Seeing a teenage post player competing for the first time generally means listening to opinions of those who don’t come right out and say it but drop hints that they were expecting to see more.
“For his size, he didn’t dominate,” is a popular complaint.
Or: “You didn’t even notice he was out there half the time. I honestly don’t see why he’s ranked that high.”
It’s usually not the post player’s fault because in AAU ball or at summer basketball camps, the guards have the ball and decide who gets the shots, which usually means the guards get the shots. Plus, big men become comfortable with their bodies at a later stage and sometimes need to be coaxed into aggressiveness.

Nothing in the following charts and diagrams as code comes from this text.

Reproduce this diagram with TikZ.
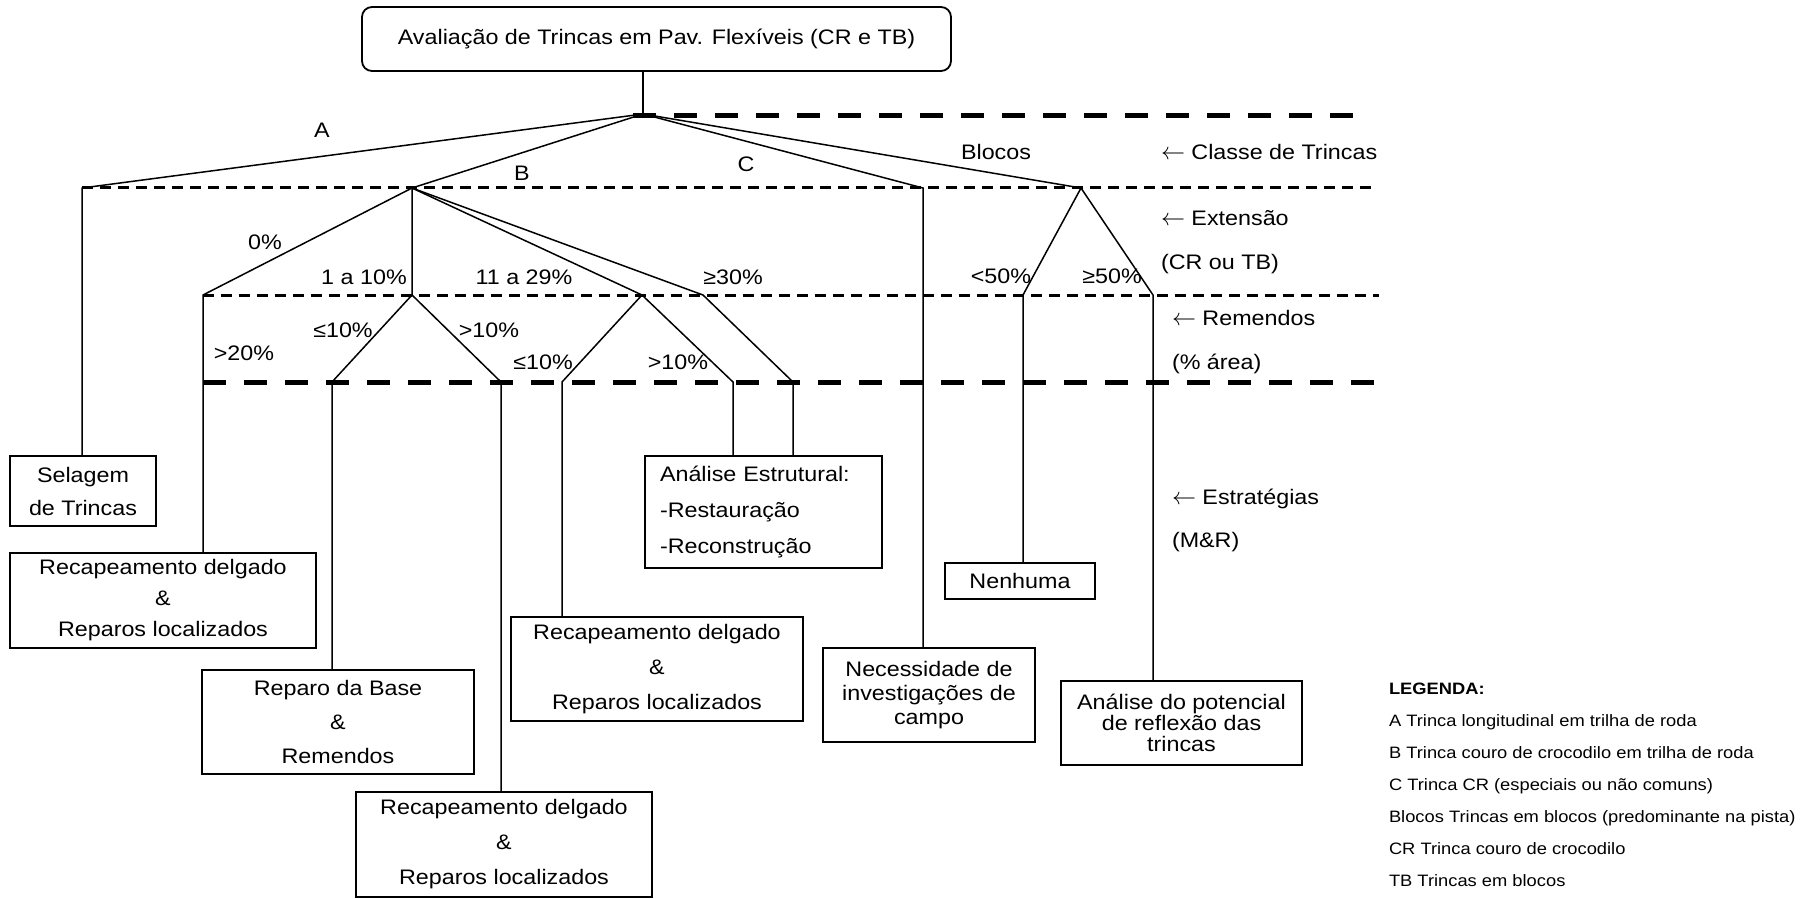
\documentclass[tikz,border=0pt]{standalone}
\usepackage{fontspec}
\setmainfont{Liberation Sans}[FakeStretch=1.11]
\newcommand{\larr}{\resizebox{24pt}{!}{$\leftarrow$}}
\begin{document}
\begin{tikzpicture}[x=1pt,y=-1pt,
  every node/.style={inner sep=0pt, outer sep=0pt},
  lbl/.style={font=\fontsize{21}{25}\selectfont, anchor=base},
  side/.style={font=\fontsize{21}{25}\selectfont, anchor=base west},
  leg/.style={font=\fontsize{16.5}{20}\selectfont, anchor=base west},
  mbox/.style={draw, line width=1.8pt, align=center, font=\fontsize{21}{33}\selectfont},
  conn/.style={line width=1.5pt},
  lvldash/.style={line width=3pt, dash pattern=on 11pt off 7pt},
  thickdash/.style={line width=5pt, dash pattern=on 23pt off 18pt},
]
\useasboundingbox (0,0) rectangle (1809,898);

% title
\node[draw, rounded corners=10pt, line width=1.8pt, minimum width=589pt, minimum height=64pt,
      font=\fontsize{21}{25}\selectfont] (title) at (656.5,39) {Avaliação de Trincas em Pav. Flexíveis (CR e TB)};

% boxes
\node[mbox, minimum width=146pt, minimum height=70pt] (sel) at (83,491) {Selagem\\de Trincas};
\node[mbox, minimum width=306pt, minimum height=95pt, font=\fontsize{21}{31}\selectfont] (rc1) at (163,600.5) {Recapeamento delgado\\\&\\Reparos localizados};
\node[mbox, minimum width=272pt, minimum height=104pt, font=\fontsize{21}{34}\selectfont] (rep) at (338,722) {Reparo da Base\\\&\\Remendos};
\node[mbox, minimum width=296pt, minimum height=105pt, font=\fontsize{21}{35}\selectfont] (rc3) at (504,844.5) {Recapeamento delgado\\\&\\Reparos localizados};
\node[mbox, minimum width=292pt, minimum height=104pt, font=\fontsize{21}{35}\selectfont] (rc2) at (657,669) {Recapeamento delgado\\\&\\Reparos localizados};
\node[mbox, minimum width=237pt, minimum height=112pt, text width=207pt, align=left, font=\fontsize{21}{36}\selectfont] (ae) at (763.5,512) {Análise Estrutural:\\-Restauração\\-Reconstrução};
\node[mbox, minimum width=212pt, minimum height=94pt, font=\fontsize{21}{24}\selectfont] (nec) at (929,695) {Necessidade de\\investigações de\\campo};
\node[mbox, minimum width=150pt, minimum height=36pt] (nen) at (1020,581) {Nenhuma};
\node[mbox, minimum width=241pt, minimum height=84pt, font=\fontsize{21}{21}\selectfont] (ap) at (1181.5,723) {Análise do potencial\\de reflexão das\\trincas};

% tree points
\coordinate (root) at (643,114);
\coordinate (a) at (82,188);
\coordinate (b) at (412,188);
\coordinate (c) at (923,188);
\coordinate (bl) at (1081,188);
\coordinate (b0) at (203,295);
\coordinate (b1) at (412,295);
\coordinate (b2) at (642,295);
\coordinate (b3) at (703,295);
\coordinate (bl1) at (1023,295);
\coordinate (bl2) at (1153,295);
\coordinate (b11) at (332,382);
\coordinate (b12) at (501,382);
\coordinate (b21) at (562,382);
\coordinate (b22) at (733,382);
\coordinate (b31) at (793,382);

% level lines
\coordinate (L0s) at (633,115); \coordinate (L0e) at (1357,115);
\coordinate (L1s) at (82,187);  \coordinate (L1e) at (1372,187);
\coordinate (L2s) at (203,295); \coordinate (L2e) at (1379,295);
\coordinate (L3s) at (203,382); \coordinate (L3e) at (1379,382);
\draw[thickdash] (L0s) -- (L0e);
\draw[lvldash] (L1s) -- (L1e);
\draw[lvldash] (L2s) -- (L2e);
\draw[thickdash] (L3s) -- (L3e);

% connectors
\draw[conn] (title.south -| root) -- (root);
\draw[conn] (root) -- (a) -- (a |- sel.north);
\draw[conn] (root) -- (b) -- (b0) -- (b0 |- rc1.north);
\draw[conn] (b) -- (b1) -- (b11) -- (b11 |- rep.north);
\draw[conn] (b1) -- (b12) -- (b12 |- rc3.north);
\draw[conn] (b) -- (b2) -- (b21) -- (b21 |- rc2.north);
\draw[conn] (b2) -- (b22) -- (b22 |- ae.north);
\draw[conn] (b) -- (b3) -- (b31) -- (b31 |- ae.north);
\draw[conn] (root) -- (c) -- (c |- nec.north);
\draw[conn] (root) -- (bl) -- (bl1) -- (bl1 |- nen.north);
\draw[conn] (bl) -- (bl2) -- (bl2 |- ap.north);

% branch labels
\node[lbl] (lA) at (322,137) {A};
\node[lbl] (lB) at (522,180) {B};
\node[lbl] (lC) at (746,171) {C};
\node[lbl] (lBl) at (996,159) {Blocos};
\node[lbl] (l0) at (265,249) {0\%};
\node[lbl] (l1) at (364,284) {1 a 10\%};
\node[lbl] (l2) at (524,284) {11 a 29\%};
\node[lbl] (l3) at (733,284) {≥30\%};
\node[lbl] (l4) at (1001,283) {<50\%};
\node[lbl] (l5) at (1112,283) {≥50\%};
\node[lbl] (l6) at (343,337) {≤10\%};
\node[lbl] (l7) at (489,337) {>10\%};
\node[lbl] (l8) at (244,360) {>20\%};
\node[lbl] (l9) at (543,369) {≤10\%};
\node[lbl] (l10) at (678,369) {>10\%};

% side labels
\node[side] (s1) at (1161,159) {\larr\ Classe de Trincas};
\node[side] (s2) at (1161,225) {\larr\ Extensão};
\node[side] (s3) at (1161,269) {(CR ou TB)};
\node[side] (s4) at (1172,325) {\larr\ Remendos};
\node[side] (s5) at (1172,369) {(\% área)};
\node[side] (s6) at (1172,504) {\larr\ Estratégias};
\node[side] (s7) at (1172,547) {(M\&R)};

% legend
\node[leg, font=\fontsize{16.5}{20}\selectfont\bfseries] (lg0) at (1389,694) {LEGENDA:};
\node[leg] (lg1) at (1389,726) {A Trinca longitudinal em trilha de roda};
\node[leg] (lg2) at (1389,758) {B Trinca couro de crocodilo em trilha de roda};
\node[leg] (lg3) at (1389,790) {C Trinca CR (especiais ou não comuns)};
\node[leg] (lg4) at (1389,822) {Blocos Trincas em blocos (predominante na pista)};
\node[leg] (lg5) at (1389,854) {CR Trinca couro de crocodilo};
\node[leg] (lg6) at (1389,886) {TB Trincas em blocos};
\end{tikzpicture}
\end{document}
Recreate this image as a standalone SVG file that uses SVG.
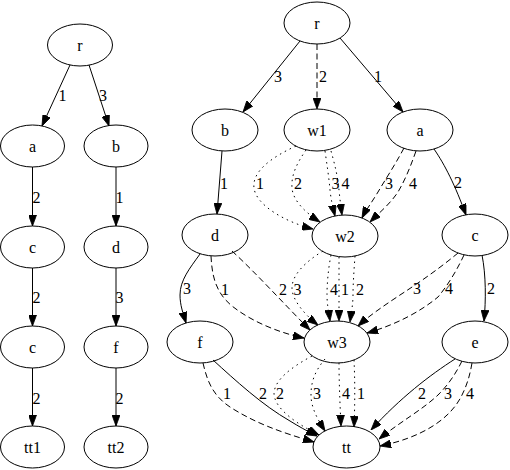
<svg xmlns="http://www.w3.org/2000/svg" width="510" height="470" viewBox="0 0 510 470">
<style>
  .node ellipse { fill: none; stroke: #000; stroke-width: 1; }
  text { font-family: "Liberation Serif", "Times New Roman", serif; font-size: 16px; fill: #000; text-anchor: middle; }
  .e { fill: none; stroke: #000; stroke-width: 1; marker-end: url(#arr); }
  .dash { stroke-dasharray: 6 3.5; }
  .dot { stroke-dasharray: 1.5 4; }
</style>
<defs>
  <marker id="arr" viewBox="0 0 11 8" refX="11" refY="4" markerWidth="11" markerHeight="8" markerUnits="userSpaceOnUse" orient="auto">
    <path d="M0,0 L11,4 L0,8 z" fill="#000" stroke="#000" stroke-width="0.8"/>
  </marker>
</defs>
<rect width="510" height="470" fill="#fff"/>

<!-- Left graph nodes -->
<g id="L_r" class="node"><ellipse cx="80" cy="45" rx="32.5" ry="21"/><text x="80" y="50.5">r</text></g>
<g id="L_a" class="node"><ellipse cx="32.5" cy="146" rx="32" ry="21"/><text x="32.5" y="151.5">a</text></g>
<g id="L_b" class="node"><ellipse cx="116" cy="146" rx="32" ry="21"/><text x="116" y="151.5">b</text></g>
<g id="L_c1" class="node"><ellipse cx="32.5" cy="247" rx="32" ry="21"/><text x="32.5" y="252.5">c</text></g>
<g id="L_d" class="node"><ellipse cx="116" cy="247" rx="32" ry="21"/><text x="116" y="252.5">d</text></g>
<g id="L_c2" class="node"><ellipse cx="32.5" cy="347" rx="32" ry="21"/><text x="32.5" y="352.5">c</text></g>
<g id="L_f" class="node"><ellipse cx="116" cy="347" rx="32" ry="21"/><text x="116" y="352.5">f</text></g>
<g id="L_tt1" class="node"><ellipse cx="32.5" cy="447" rx="32" ry="21"/><text x="32.5" y="452.5">tt1</text></g>
<g id="L_tt2" class="node"><ellipse cx="116" cy="447" rx="32" ry="21"/><text x="116" y="452.5">tt2</text></g>

<!-- Right graph nodes -->
<g id="R_r" class="node"><ellipse cx="317" cy="23" rx="33" ry="21"/><text x="317" y="28.5">r</text></g>
<g id="R_b" class="node"><ellipse cx="225" cy="130" rx="33" ry="21"/><text x="225" y="135.5">b</text></g>
<g id="R_w1" class="node"><ellipse cx="317" cy="130" rx="33" ry="21"/><text x="317" y="135.5">w1</text></g>
<g id="R_a" class="node"><ellipse cx="420" cy="130" rx="33" ry="21"/><text x="420" y="135.5">a</text></g>
<g id="R_d" class="node"><ellipse cx="215" cy="235" rx="33" ry="21"/><text x="215" y="240.5">d</text></g>
<g id="R_w2" class="node"><ellipse cx="345" cy="236" rx="33" ry="21"/><text x="345" y="241.5">w2</text></g>
<g id="R_c" class="node"><ellipse cx="475" cy="235" rx="33" ry="21"/><text x="475" y="240.5">c</text></g>
<g id="R_f" class="node"><ellipse cx="200" cy="342" rx="33" ry="21"/><text x="200" y="347.5">f</text></g>
<g id="R_w3" class="node"><ellipse cx="337" cy="342" rx="33" ry="21"/><text x="337" y="347.5">w3</text></g>
<g id="R_e" class="node"><ellipse cx="475" cy="342" rx="33" ry="21"/><text x="475" y="347.5">e</text></g>
<g id="R_tt" class="node"><ellipse cx="346.5" cy="447" rx="33.5" ry="21"/><text x="346.5" y="452.5">tt</text></g>

<g id="connectors">
  <!-- left graph -->
  <path class="e" d="M70,65 L42,126"/><text x="62.5" y="100.5">1</text>
  <path class="e" d="M89,65 L109,126"/><text x="103" y="100.5">3</text>
  <path class="e" d="M32.5,167 L32.5,226"/><text x="36.5" y="202.5">2</text>
  <path class="e" d="M116,167 L116,226"/><text x="119.5" y="202.5">1</text>
  <path class="e" d="M32.5,268 L32.5,326"/><text x="36.5" y="303">2</text>
  <path class="e" d="M116,268 L116,326"/><text x="119.5" y="303">3</text>
  <path class="e" d="M32.5,368 L32.5,426"/><text x="36.5" y="403.5">2</text>
  <path class="e" d="M116,368 L116,426"/><text x="119.5" y="403.5">2</text>

  <!-- right graph: r -->
  <path class="e" d="M300,41 L243,112"/><text x="278" y="81.5">3</text>
  <path class="e dash" d="M317,44 L317,109"/><text x="323" y="81.5">2</text>
  <path class="e" d="M340,38 L403,112"/><text x="378" y="81.5">1</text>

  <!-- b -> d -->
  <path class="e" d="M222,151 L217,214"/><text x="224" y="188.5">1</text>

  <!-- w1 -> w2 -->
  <path class="e dot" d="M296,146 C270,158 252,172 254,188 C256,205 285,222 313,229"/><text x="260" y="188.5">1</text>
  <path class="e dot" d="M306,150 C297,163 291,175 292,188 C293,201 306,213 320,222"/><text x="298" y="188.5">2</text>
  <path class="e dot" d="M325,151 C327,165 329,178 330,190 C331,200 333,208 335,216"/><text x="335.5" y="188.5">3</text>
  <path class="e dot" d="M331,151 C335,165 338,178 339,190 C340,200 341,208 342,215"/><text x="345.5" y="188.5">4</text>

  <!-- a -> w2, a -> c -->
  <path class="e dash" d="M404,148 C395,165 385,180 378,192 C372,202 366,210 362,218"/><text x="389" y="188.5">3</text>
  <path class="e dash" d="M416,151 C410,168 405,180 398,192 C390,204 380,212 370,222"/><text x="413" y="188.5">4</text>
  <path class="e" d="M434,149 C445,165 455,185 466,215"/><text x="458" y="187.5">2</text>

  <!-- d -> f, d -> w3 -->
  <path class="e" d="M200,254 C190,268 180,280 180,295 C180,305 183,313 186,323"/><text x="187" y="293.5">3</text>
  <path class="e dash" d="M211,256 C212,275 215,292 232,306 C252,322 280,333 304,338"/><text x="225" y="294.5">1</text>
  <path class="e dash" d="M232,251 C255,272 285,305 310,330"/><text x="283" y="294.5">2</text>

  <!-- w2 -> w3 -->
  <path class="e dot" d="M323,251 C305,262 292,275 292,288 C292,300 305,315 318,325"/><text x="297.5" y="294.5">3</text>
  <path class="e dot" d="M331,255 C328,270 327,285 327,295 C327,305 329,313 330,321"/><text x="334" y="294.5">4</text>
  <path class="e dot" d="M339,257 C339,275 339,300 339,321"/><text x="345" y="294.5">1</text>
  <path class="e dot" d="M355,256 C354,270 353,285 353,295 C353,305 351,314 350,322"/><text x="360" y="294.5">2</text>

  <!-- c -> w3, c -> e -->
  <path class="e dash" d="M458,253 C440,268 420,282 400,295 C385,305 370,315 358,326"/><text x="417" y="293.5">3</text>
  <path class="e dash" d="M464,255 C457,270 448,285 438,297 C420,312 395,325 367,333"/><text x="449" y="293.5">4</text>
  <path class="e" d="M482,255 C486,275 486,300 484,321"/><text x="491" y="293.5">2</text>

  <!-- f -> tt -->
  <path class="e dash" d="M203,363 C207,380 212,395 230,407 C255,423 280,432 314,442"/><text x="227" y="398.5">1</text>
  <path class="e" d="M213,360 C235,380 262,405 290,421 C298,426 307,431 317,436"/><text x="263" y="398.5">2</text>

  <!-- w3 -> tt -->
  <path class="e dot" d="M312,356 C290,368 275,380 274,393 C274,408 295,423 319,435"/><text x="280" y="398.5">2</text>
  <path class="e dot" d="M325,359 C314,372 311,383 311,395 C311,408 318,420 325,431"/><text x="317" y="398.5">3</text>
  <path class="e dot" d="M339,363 C339,380 340,405 341,426"/><text x="346" y="398.5">4</text>
  <path class="e dot" d="M354,360 C355,380 355,405 354,427"/><text x="361" y="398.5">1</text>

  <!-- e -> tt -->
  <path class="e" d="M455,359 C430,375 400,398 371,430"/><text x="422" y="398.5">2</text>
  <path class="e dash" d="M462,361 C455,375 448,385 438,395 C422,410 400,422 379,439"/><text x="448" y="398.5">3</text>
  <path class="e dash" d="M472,363 C470,375 467,385 462,395 C450,420 420,438 380,446"/><text x="470" y="398.5">4</text>
</g>
</svg>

So, I always tamp down my expectations when taking a first look at a young big man playing basketball. And then there was Tuesday afternoon’s scrimmage at Horejsi, home of the Bill Self basketball camp.
I leapt (two inches off the ground and winced upon landing) at the chance to see Kansas freshman David McCormack play for the first time.
Rivals ranked McCormack No. 33 in the Class of 2018.
There were 32 better college basketball prospects in the senior class than McCormack? After watching him play and then listening to him talk basketball, I have only three words to say about there being 32 better prospects in one class: Hoe lea cow!
Nothing about the way he looked, played or talked suggested this was a teenager.
First, most high school players listed at 6-foot-10 appear to be closer to 6-8. Not McCormack. He looks 6-10, and a rocked-up 6-10 at that.
His impressive motor stayed revved throughout the scrimmage. He has great hands, tremendous leaping ability, and even has a nice 3-point stroke, although there won’t be much point in letting him stray that far from the basket because his hard dunks trigger louder responses from the crowd and soften the rims to almost the extent that Udoka Azubuike’s do.
And one more thing: He loves to block shots.
Talking with McCormack is a lot like talking to KU sophomore Mitch Lightfoot. Their lips move and your mind deceives your eyes into thinking they’re wearing headsets, providing color analysis of a game. Your mind messes with you again and you see gray hair because nobody but a veteran of decades in the booth after decades playing and/or coaching can deliver that much insight so smoothly.
McCormack’s so impressive, especially considering he's a recruit who hasn’t generated nearly as much excitement as Memphis transfer Dedric Lawson and incoming freshman guards Quentin Grimes (ranked No. 8 by Rivals) and Devon Dotson (No. 18).
McCormack and sophomore Silvio De Sousa were going at it hard, playing physically in the scrimmage and just within that short period of time, evidence of adjustments and improvements, were easy to find. De Sousa put up a shot early and McCormack swatted it. So the next time De Sousa looked to score down low he initiated contact to create a little space and put up a hook shot that rattled in.
“It’s a great feeling playing against another high-level, elite athlete and we’re just making each other better all the time,” McCormack said. “We’re both competitive, both strong, both big, so we push each other to do better.”
Azubuike didn’t play and even without him the quality of big-man play was what stood out.
“Outstanding frontcourt, by far,” McCormack said. “Me, Silvio, Dedric, Mitch, Dok, of course, we’re all skilled, all powerful. We all know how to play the game and we know how to play to our strengths. So I feel we can have the best frontcourt in the nation.”
McCormack played at the nation’s most famous prep-school basketball factory, Oak Hill Academy, so he’s no stranger to strong competition.
“This is definitely a different experience, with this many well-trained and developed bigs,” McCormack said.
Boasting isn’t obnoxious if the talk is backed up with results.
If all KU’s big men make it through the season healthy and eligible, no reason to think the Jayhawks can’t have the nation’s strongest collection of big men.